Una piccola pecca che riconosce può essere il cibo, ma è normale, venendo da un Paese che lo valorizza così tanto. Infatti, «anche se tutti conoscono la pasta e la pizza, nessuno conosce la polenta», si lamenta ridendo, e la prima cosa che farà tornato a casa sarà proprio quella di mangiare un po’ di polenta taragna, che ammette mancargli, come gli manca parlare bergamasco, dal momento che nessuno degli italiani che ha conosciuto in Danimarca viene da Bergamo.

Enrico è ospitato in una famiglia abbastanza numerosa, mamma, papà e tre figli. La primogenita ha 16 anni ed è a sua volta all’estero per un anno, proprio in Italia, a Vicenza. Si trova in un ambiente artistico, dal momento che la mamma è una scrittrice piuttosto famosa in Danimarca e alcuni suoi libri sono stati tradotti anche in Italia. Il suo «papà ospitante», come lo chiama affettuosamente Enrico, lavora in ufficio, ma condivide con lui la passione per la musica, in quanto canta e suona il basso in una band di musica leggera; stanno organizzando di andare a sentire un concerto rock o metal insieme, perché se anche Enrico suona in un’orchestra di musica classica, è appassionato a diversi generi musicali, ha dei gusti eclettici.

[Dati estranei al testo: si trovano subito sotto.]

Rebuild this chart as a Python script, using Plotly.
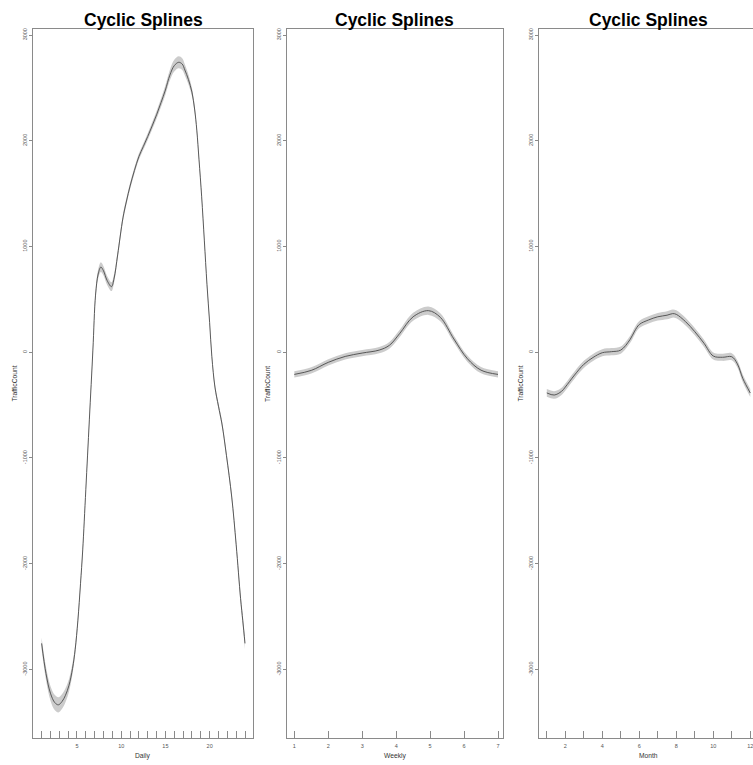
import plotly.graph_objects as go

# ---------------- data ----------------
daily_x = [1.0, 1.5, 2.0, 2.5, 2.9, 3.3, 3.7, 4.1, 4.5, 4.8, 5.1, 5.4, 5.65, 6.0, 6.4, 6.8,
           7.1, 7.4, 7.7, 8.0, 8.4, 8.9, 9.2, 9.6, 10.2, 10.6, 11.0, 11.5, 12.0, 12.5, 13.0,
           13.5, 14.0, 14.5, 15.0, 15.5, 16.0, 16.5, 16.9, 17.2, 17.6, 18.0, 18.3, 18.55,
           18.8, 19.1, 19.4, 19.7, 20.0, 20.25, 20.6, 21.0, 21.4, 21.9, 22.5, 23.0, 23.5,
           23.75, 24.0]
daily_fit = [-2754, -3040, -3225, -3315, -3335, -3305, -3245, -3150, -2990, -2810, -2540,
             -2190, -1870, -1300, -640, 20, 540, 740, 805, 770, 680, 620, 700, 920, 1270,
             1430, 1570, 1720, 1850, 1945, 2040, 2140, 2245, 2360, 2480, 2620, 2710, 2742,
             2725, 2669, 2580, 2460, 2300, 2100, 1820, 1470, 1060, 640, 280, -40, -330,
             -510, -680, -975, -1370, -1820, -2330, -2540, -2754]
daily_se = [55, 62, 68, 72, 72, 70, 66, 60, 52, 45, 40, 36, 32, 30, 30, 32, 38, 44, 46, 44,
            42, 42, 40, 36, 32, 30, 30, 30, 30, 30, 32, 34, 36, 40, 44, 50, 55, 56, 55, 52,
            46, 40, 36, 32, 30, 30, 30, 30, 30, 30, 30, 30, 30, 32, 34, 38, 44, 48, 55]

weekly_x = [1.0, 1.5, 2.0, 2.5, 3.0, 3.5, 3.8, 4.1, 4.5, 4.95, 5.3, 5.7, 6.1, 6.5, 7.0]
weekly_fit = [-210, -172, -96, -40, -8, 20, 65, 175, 335, 393, 330, 125, -62, -170, -210]
weekly_se = [30, 30, 30, 30, 30, 30, 32, 34, 38, 40, 38, 34, 30, 30, 30]

month_x = [1.0, 1.4, 1.8, 2.0, 2.5, 3.0, 3.5, 4.0, 4.5, 5.0, 5.5, 5.75, 6.0, 6.5, 7.0, 7.5,
           7.8, 8.0, 8.5, 9.0, 9.5, 10.0, 10.5, 11.0, 11.3, 11.6, 12.0]
month_fit = [-385, -405, -370, -330, -216, -115, -50, -5, 5, 20, 120, 200, 262, 305, 335,
             350, 365, 358, 289, 194, 84, -36, -48, -43, -110, -250, -386]
month_se = [36, 36, 34, 34, 34, 34, 34, 34, 34, 34, 34, 34, 34, 34, 36, 38, 38, 38, 36, 34,
            34, 34, 34, 34, 34, 36, 38]

panel_titles = ["Cyclic Splines", "Cyclic Splines", "Cyclic Splines"]
x_titles = ["Daily", "Weekly", "Month"]
y_title = "TrafficCount"
y_ticks = [-3000, -2000, -1000, 0, 1000, 2000, 3000]

daily_rug = list(range(1, 25))
daily_labels = [str(v) if v % 5 == 0 else "" for v in daily_rug]
weekly_rug = list(range(1, 8))
weekly_labels = [str(v) for v in weekly_rug]
month_rug = list(range(1, 13))
month_labels = [str(v) if v % 2 == 0 else "" for v in month_rug]

# ---------------- layout geometry (pixels) ----------------
W, H = 753, 765
panels_px = [(33.3, 252.7), (286.7, 502.7), (539.3, 753.0)]
x_ranges = [[0.062, 24.87], [0.776, 7.138], [0.595, 12.146]]
y_range = [-3646, 3054]
top_px, bot_px = 29.3, 737.7

FONT = "Liberation Sans, Arial, Helvetica, sans-serif"
BAND = "#cccccc"
LINE = "#4a4a4a"
AXIS = "#8a8a8a"
TICKTXT = "#555555"

fig = go.Figure()

series = [
    (daily_x, daily_fit, daily_se, daily_rug, daily_labels),
    (weekly_x, weekly_fit, weekly_se, weekly_rug, weekly_labels),
    (month_x, month_fit, month_se, month_rug, month_labels),
]

for i, (xs, fit, se, rug, labs) in enumerate(series):
    ax = "" if i == 0 else str(i + 1)
    xa, ya = "x" + ax, "y" + ax
    lo = [f - s for f, s in zip(fit, se)]
    hi = [f + s for f, s in zip(fit, se)]
    fig.add_trace(go.Scatter(x=xs, y=lo, mode="lines", line=dict(width=0, shape="spline", color=BAND),
                             xaxis=xa, yaxis=ya, showlegend=False, hoverinfo="skip"))
    fig.add_trace(go.Scatter(x=xs, y=hi, mode="lines", line=dict(width=0, shape="spline", color=BAND),
                             fill="tonexty", fillcolor=BAND,
                             xaxis=xa, yaxis=ya, showlegend=False, hoverinfo="skip"))
    fig.add_trace(go.Scatter(x=xs, y=fit, mode="lines", line=dict(width=0.9, shape="spline", color=LINE),
                             xaxis=xa, yaxis=ya, showlegend=False))

    x0, x1 = panels_px[i]
    fig.layout["xaxis" + ax] = dict(
        domain=[x0 / W, x1 / W], range=x_ranges[i], anchor=ya,
        showgrid=False, zeroline=False, showline=True, linecolor=AXIS, linewidth=1, mirror=True,
        ticks="inside", ticklen=6.5, tickcolor=AXIS, tickwidth=1,
        tickmode="array", tickvals=rug, ticktext=labs, ticklabelstandoff=3,
        ticklabeloverflow="allow",
        tickfont=dict(family=FONT, size=5.5, color=TICKTXT), automargin=False,
    )
    fig.layout["yaxis" + ax] = dict(
        domain=[1 - bot_px / H, 1 - top_px / H], range=y_range, anchor=xa,
        showgrid=False, zeroline=False, showline=True, linecolor=AXIS, linewidth=1,
        mirror=(i < 2),
        ticks="outside", ticklen=3, tickcolor=AXIS, tickwidth=1,
        tickmode="array", tickvals=y_ticks, ticktext=[str(v) for v in y_ticks],
        tickangle=-90, tickfont=dict(family=FONT, size=5.5, color=TICKTXT), automargin=False,
    )

annotations = []
title_centers = [143.0, 394.7, 648.3]
for i in range(3):
    x0, x1 = panels_px[i]
    annotations.append(dict(text="<b>%s</b>" % panel_titles[i], x=title_centers[i] / W, y=1 - 19.6 / H,
                            xref="paper", yref="paper", xanchor="center", yanchor="middle",
                            showarrow=False, font=dict(family=FONT, size=17.5, color="#000000")))
    xc = (x0 + x1) / 2 if i < 2 else 648.3
    annotations.append(dict(text=x_titles[i], x=xc / W, y=1 - 755.5 / H,
                            xref="paper", yref="paper", xanchor="center", yanchor="middle",
                            showarrow=False, font=dict(family=FONT, size=6.7, color="#333333")))
    annotations.append(dict(text=y_title, x=(x0 - 19.3) / W, y=1 - 383.5 / H,
                            xref="paper", yref="paper", xanchor="center", yanchor="middle",
                            textangle=-90, showarrow=False,
                            font=dict(family=FONT, size=6.7, color="#333333")))

fig.update_layout(
    width=W, height=H, margin=dict(l=0, r=0, t=0, b=0),
    paper_bgcolor="white", plot_bgcolor="white", template="none",
    annotations=annotations, hovermode=False,
)

fig.write_html("out.html")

Avendo ricevuto i dati della famiglia ospitante e della scuola che avrebbe frequentato solo tre giorni prima della partenza, a fine agosto Enrico ha affrontato le audizioni per entrare nella prestigliosa Sankt Annæ Symphony Orchestra (Saso), un’orchestra giovanile famosa in tutta la Danimarca nonché in molte parti d’Europa, con un po’ di ansia. Era preoccupato perché, arrivato a Copenaghen, era una settimana che non suonava e «la musica è come lo sport, se sei fermo da un po’ devi riprendere pian piano per raggiungere il tuo meglio con l’esercizio». In dubbio, ha chiesto un parere ai suoi insegnanti in Italia che gli hanno consigliato di partecipare lo stesso, «bisogna sempre tentare, non sarei stato al 100% ma non avrei potuto dire di non averci provato». Anche la sua famiglia ospitante ha contribuito a dargli la carica e a infondergli coraggio, e quindi si è esercitato molto, rimanendo a scuola, nell’aula delle percussioni, ogni giorno per un’ora dopo le lezioni, che terminano alle 15.30 del pomeriggio.

Enrico racconta che la sera prima era in ansia, ma poi «al mattino successivo l’ansia se n’era andata, e mi sentivo finalmente pronto a dimostrare le mie capacità. Mi recai nella sala delle audizioni venti minuti prima, ripassando velocemente i pezzi che avevo preparato. All’orario stabilito la commissione entrò, e iniziai così la mia audizione». Si è presentato alle audizioni sia per i timpani sia per il corno francese, «è andata bene con entrambi gli strumenti, ma sono stato scelto per i timpani, per creare più equilibrio nell’orchestra». Quello di timpanista è infatti un ruolo unico e fondamentale. E le soddisfazioni non mancheranno: a marzo avrà un tour di una settimana, che lo porterà a Stoccolma e Malmö in Svezia e a Oslo in Norvegia, per cui con l’orchestra sta già provando un giorno alla settimana per diverse ore, oltre che talvolta al weekend per tutto il giorno. «È una bella orchestra, un bell’ambiente ed è piacevole uscire insieme. Una sera abbiamo affittato una sala di un cinema e abbiamo visto il Padrino, dal momento che l’8 novembre avremo un concerto a Valby [Copenaghen] e suoneremo anche parte della colonna sonora di quel film». Il repertorio di quest’anno varia tra le più famose colonne sonore, quali «Star Wars», «The Godfather» e «Nuovo Cinema Paradiso», a pezzi classici di carattere sinfonico più complessi, come la Sinfonia no. 9 «Dal Nuovo Mondo» di Dvorak, la Sinfonia no. 7 di Beethoven, «Hungarian Dance no. 5» di Brahms e «Also Sprach Zarathustra» di Strauss. Ma gli impegni di Enrico non si fermano qui: ha infatti iniziato le prove anche con un’altra orchestra meno nota per coltivare anche il corno francese, e ha fatto le audizioni per dirigere il musical scolastico. Questa intraprendenza, la dedizione e l’impegno che caratterizzano la sua esperienza gli serviranno anche in futuro, in cui ha intenzione di studiare composizione, e sta valutando di fare l’università all’estero. Porterà sempre nel cuore gli affetti e le relazioni create in Danimarca oltre che l’esperienza con l’orchestra. Consiglia l’esperienza di Intercultura a tutti, «non per forza in Danimarca, ma in un Paese che permetta di coltivare le proprie passioni».